The primary obstacle facing flying cars will be regulatory challenges across different jurisdictions, but ultimately Suman thinks the technology will win out because their underlying economics make sense. 

“I think the most exciting and rewarding application will be delivery in the last mile to consumers – because they can carry a lot of packages and because you retain the human element, the driver, that can navigate trickier delivery scenarios, like when a person isn’t home. A drone can’t do that.

“We’re a few years out, but the technology is there. The main barrier will be regulatory approval. But once a technology has proven itself, everybody in industry falls in line pretty quickly.”

By contrast, Suman is far less optimistic about the potential of driverless cars. 

“It’s an effienciency play to replace driver with automation,” he says. “There are multiple paths to efficiency – automating a current mode of transportation is just one path. 

“The history of autonomous cars goes back to the early 2000s, especially the work sponsored by DARPA [the United States’ Defense Advanced Research Projects Agency] and done by Google. Google has spent a lot of money on it for a long time and is still struggling to make it commercially viable. The main problem is that the technology you’re using still goes on a road – with every imaginable type of obstacle that roads can throw up.” 

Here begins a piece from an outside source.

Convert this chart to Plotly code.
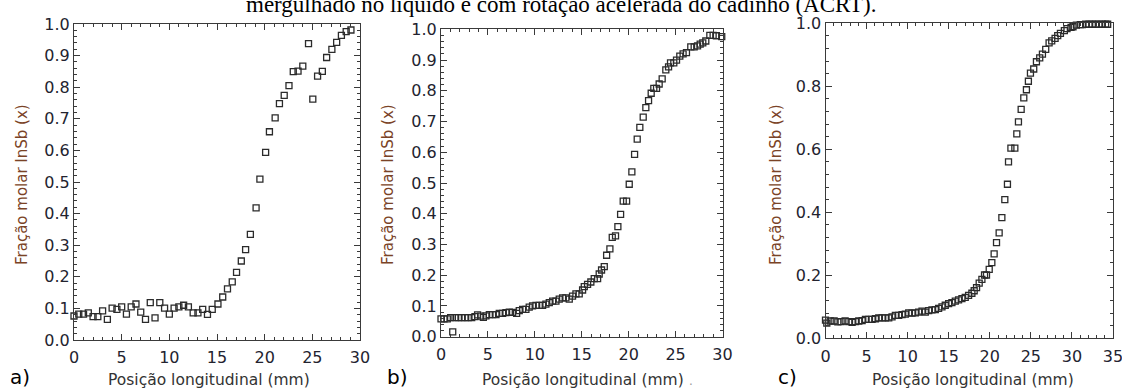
import plotly.graph_objects as go

# ---------------- data ----------------
xa = [0.0, 0.5, 1.0, 1.5, 2.0, 2.5, 3.0, 3.5, 4.0, 4.5, 5.0, 5.5, 6.0, 6.5, 7.0, 7.5, 8.0, 8.5, 9.0, 9.5,
      10.0, 10.5, 11.0, 11.5, 12.0, 12.5, 13.0, 13.5, 14.0, 14.5, 15.1, 15.6, 16.1, 16.6, 17.05, 17.55, 18.0, 18.5, 19.1, 19.5,
      20.1, 20.5, 21.1, 21.55, 22.05, 22.55, 23.0, 23.5, 24.0, 24.6, 25.05, 25.55, 26.05, 26.5, 27.05, 27.55, 28.05, 28.55, 29.05]
ya = [0.076, 0.082, 0.082, 0.086, 0.074, 0.074, 0.092, 0.065, 0.101, 0.097, 0.105, 0.082, 0.105, 0.114, 0.088, 0.065, 0.118, 0.070, 0.118, 0.101,
      0.082, 0.101, 0.105, 0.110, 0.105, 0.086, 0.086, 0.097, 0.081, 0.097, 0.114, 0.136, 0.162, 0.184, 0.214, 0.250, 0.286, 0.334, 0.418, 0.509,
      0.594, 0.659, 0.703, 0.748, 0.774, 0.805, 0.849, 0.851, 0.867, 0.938, 0.762, 0.835, 0.850, 0.894, 0.920, 0.942, 0.964, 0.976, 0.981]

xb = [0.0, 0.32, 0.67, 1.03, 1.25, 1.49, 1.85, 2.2, 2.56, 2.9, 3.27, 3.62, 3.9, 4.23, 4.51, 4.79, 5.15, 5.5, 5.86, 6.21,
      6.57, 6.92, 7.28, 7.63, 8.06, 8.34, 8.7, 9.05, 9.4, 9.76, 10.12, 10.47, 10.83, 11.18, 11.54, 11.9, 12.25, 12.6, 12.96, 13.31,
      13.67, 14.02, 14.38, 14.73, 15.09, 15.27, 15.62, 15.97, 16.33, 16.69, 16.86, 17.11, 17.4, 17.65, 18.0, 18.25, 18.6, 18.85, 19.14, 19.42,
      19.78, 20.06, 20.34, 20.63, 20.91, 21.19, 21.55, 21.83, 22.12, 22.4, 22.68, 22.97, 23.25, 23.57, 23.96, 24.25, 24.46, 24.81, 25.1, 25.45,
      25.8, 26.16, 26.62, 26.98, 27.34, 27.62, 27.9, 28.22, 28.65, 29.0, 29.35, 29.92]
yb = [0.058, 0.058, 0.058, 0.062, 0.016, 0.062, 0.062, 0.062, 0.062, 0.062, 0.062, 0.065, 0.071, 0.067, 0.063, 0.068, 0.072, 0.072, 0.072, 0.076,
      0.076, 0.078, 0.080, 0.079, 0.076, 0.085, 0.089, 0.089, 0.096, 0.100, 0.102, 0.102, 0.102, 0.106, 0.111, 0.116, 0.116, 0.122, 0.126, 0.126,
      0.122, 0.132, 0.139, 0.139, 0.152, 0.163, 0.170, 0.178, 0.189, 0.189, 0.204, 0.217, 0.228, 0.265, 0.286, 0.323, 0.328, 0.358, 0.398, 0.441,
      0.441, 0.496, 0.536, 0.593, 0.643, 0.681, 0.714, 0.745, 0.768, 0.792, 0.808, 0.808, 0.822, 0.839, 0.868, 0.878, 0.891, 0.891, 0.900, 0.913,
      0.920, 0.924, 0.943, 0.943, 0.946, 0.952, 0.956, 0.962, 0.980, 0.980, 0.979, 0.976]

xc = [0.0, 0.16, 0.57, 1.05, 1.5, 1.9, 2.39, 2.84, 3.24, 3.65, 4.05, 4.46, 4.86, 5.27, 5.67, 6.08, 6.48, 6.89, 7.29, 7.7,
      8.1, 8.51, 8.91, 9.32, 9.72, 10.13, 10.53, 10.94, 11.34, 11.75, 12.15, 12.56, 12.96, 13.37, 13.77, 14.18, 14.58, 14.99, 15.39, 15.8,
      16.2, 16.61, 17.01, 17.42, 17.82, 18.1, 18.39, 18.71, 19.04, 19.36, 19.6, 19.93, 20.25, 20.53, 20.82, 21.14, 21.47, 21.83, 22.15, 22.28,
      22.57, 23.05, 23.29, 23.49, 23.82, 24.14, 24.46, 24.7, 24.95, 25.35, 25.68, 26.08, 26.41, 26.81, 27.22, 27.54, 27.95, 28.27, 28.6, 29.08,
      29.4, 29.89, 30.13, 30.54, 31.02, 31.27, 31.67, 32.08, 32.48, 32.89, 33.29, 33.7, 34.1, 34.35]
yc = [0.058, 0.048, 0.055, 0.055, 0.052, 0.053, 0.055, 0.053, 0.051, 0.053, 0.055, 0.056, 0.060, 0.060, 0.060, 0.062, 0.065, 0.065, 0.065, 0.065,
      0.068, 0.073, 0.073, 0.075, 0.077, 0.081, 0.080, 0.081, 0.083, 0.086, 0.083, 0.088, 0.090, 0.091, 0.095, 0.100, 0.105, 0.110, 0.113, 0.118,
      0.122, 0.126, 0.130, 0.136, 0.143, 0.151, 0.161, 0.175, 0.187, 0.201, 0.201, 0.219, 0.240, 0.268, 0.304, 0.335, 0.383, 0.440, 0.489, 0.560,
      0.604, 0.604, 0.649, 0.687, 0.727, 0.763, 0.789, 0.816, 0.842, 0.855, 0.878, 0.890, 0.902, 0.917, 0.938, 0.944, 0.952, 0.961, 0.968, 0.977,
      0.983, 0.987, 0.989, 0.994, 0.996, 0.996, 0.997, 0.997, 0.997, 0.997, 0.997, 0.997, 0.997, 0.997]

x_ranges = [[0, 30], [0, 30], [0, 35]]
y_dticks = [0.1, 0.1, 0.2]
y_minor = [0.02, 0.02, 0.04]
panel_labels = ["a)", "b)", "c)"]
x_title = "Posição longitudinal (mm)"
y_title = "Fração molar InSb (x)"
caption = "mergulhado no líquido e com rotação acelerada do cadinho (ACRT)."

# ---------------- layout geometry (pixels) ----------------
W, H = 1122, 388
def px(x):
    return x / W
def py(y):
    return 1 - y / H

panels = [
    dict(x0=74, x1=360, ytop=24, ybot=340, xt=209, yt_x=22, lab_x=20),
    dict(x0=441, x1=722.5, ytop=29.3, ybot=336.7, xt=583, yt_x=388, lab_x=397),
    dict(x0=825.5, x1=1113, ytop=23.3, ybot=338.3, xt=973, yt_x=776, lab_x=787),
]

SANS = "DejaVu Sans, Verdana, sans-serif"
AX_COLOR = "#3a3a3a"
TICK_FONT = dict(family=SANS, size=16, color="#23232f")
MARK_COLOR = "#2b2b2b"

fig = go.Figure()
series = [(xa, ya), (xb, yb), (xc, yc)]
for i, (xs, ys) in enumerate(series):
    suffix = "" if i == 0 else str(i + 1)
    fig.add_trace(go.Scatter(
        x=xs, y=ys, mode="markers",
        marker=dict(symbol="square-open", size=6, color=MARK_COLOR, line=dict(width=1.3, color=MARK_COLOR)),
        xaxis="x" + suffix, yaxis="y" + suffix, cliponaxis=False, showlegend=False,
    ))

layout = dict(
    template="none",
    width=W, height=H,
    margin=dict(l=0, r=0, t=0, b=0, pad=0, autoexpand=False),
    paper_bgcolor="white", plot_bgcolor="white",
    showlegend=False,
)

annotations = []
for i, p in enumerate(panels):
    suffix = "" if i == 0 else str(i + 1)
    layout["xaxis" + suffix] = dict(
        domain=[px(p["x0"]), px(p["x1"])], range=x_ranges[i], anchor="y" + suffix,
        automargin=False, ticklabeloverflow="allow",
        tickmode="linear", tick0=0, dtick=5,
        ticks="inside", ticklen=6, tickwidth=1, tickcolor=AX_COLOR,
        minor=dict(dtick=1, ticks="inside", ticklen=3, tickwidth=1, tickcolor=AX_COLOR, showgrid=False),
        showline=True, linecolor=AX_COLOR, linewidth=1, mirror="ticks",
        showgrid=False, zeroline=False, tickfont=TICK_FONT, ticklabelstandoff=3,
    )
    layout["yaxis" + suffix] = dict(
        domain=[py(p["ybot"]), py(p["ytop"])], range=[0, 1], anchor="x" + suffix,
        automargin=False, ticklabeloverflow="allow",
        tickmode="linear", tick0=0, dtick=y_dticks[i], tickformat=".1f",
        ticks="inside", ticklen=6, tickwidth=1, tickcolor=AX_COLOR,
        minor=dict(dtick=y_minor[i], ticks="inside", ticklen=3, tickwidth=1, tickcolor=AX_COLOR, showgrid=False),
        showline=True, linecolor=AX_COLOR, linewidth=1, mirror="ticks",
        showgrid=False, zeroline=False, tickfont=TICK_FONT,
    )
    annotations.append(dict(
        text=x_title, xref="paper", yref="paper", x=px(p["xt"]), y=py(380),
        xanchor="center", yanchor="middle", showarrow=False,
        font=dict(family=SANS, size=15.5, color="#333333"),
    ))
    annotations.append(dict(
        text=y_title, xref="paper", yref="paper", x=px(p["yt_x"]), y=py(185),
        xanchor="center", yanchor="middle", showarrow=False, textangle=-90,
        font=dict(family=SANS, size=15, color="#7a4326"),
    ))
    annotations.append(dict(
        text=panel_labels[i], xref="paper", yref="paper", x=px(p["lab_x"]), y=py(377),
        xanchor="center", yanchor="middle", showarrow=False,
        font=dict(family=SANS, size=20, color="#000000"),
    ))

annotations.append(dict(
    text=caption, xref="paper", yref="paper", x=px(561), y=py(19),
    xanchor="center", yanchor="bottom", showarrow=False,
    font=dict(family="Liberation Serif, Times New Roman, serif", size=23, color="#000000"),
))
annotations.append(dict(
    text=".", xref="paper", yref="paper", x=px(691), y=py(381),
    xanchor="center", yanchor="middle", showarrow=False,
    font=dict(family=SANS, size=12, color="#9a9a9a"),
))
layout["annotations"] = annotations

fig.update_layout(**layout)
fig.write_html("out.html")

The computing power that is needed to help driverless cars navigate is extreme, and in the supply chain context the only real payoff is saving on labour expense – a delivery driver – while possibly incurring far greater expenses in terms of behind-the-scenes navigational technology and higher cost knowledge-intensive labour. 

“And what happens if the car breaks down?” Suman asks. “And what about the human function of delivering a product into a person’s hands? Or dealing with a more complicated hand-off? Or when a person isn’t home?” 

Suman thinks that the focus on driverless vehicles in supply chain again gives short shrift to what should be the ultimate focus: catering to customer needs. 

“From a customer perspective, with a driverless car you not only have to be home, but you actually have to go out to the car to pick up your groceries or food. How does that help from a customer perspective? That’s always where the question should come from. How is it helping the customer?  The solution is burdening customers with more work and the financial benefits from a customer perspective are questionable. If the customer is not seeing benefits – forget about it. They’re not going to buy it and the road to success is that much more difficult. However, if the customer sees benefits with automation – i.e., it’s effective – then it has a better chance of success.”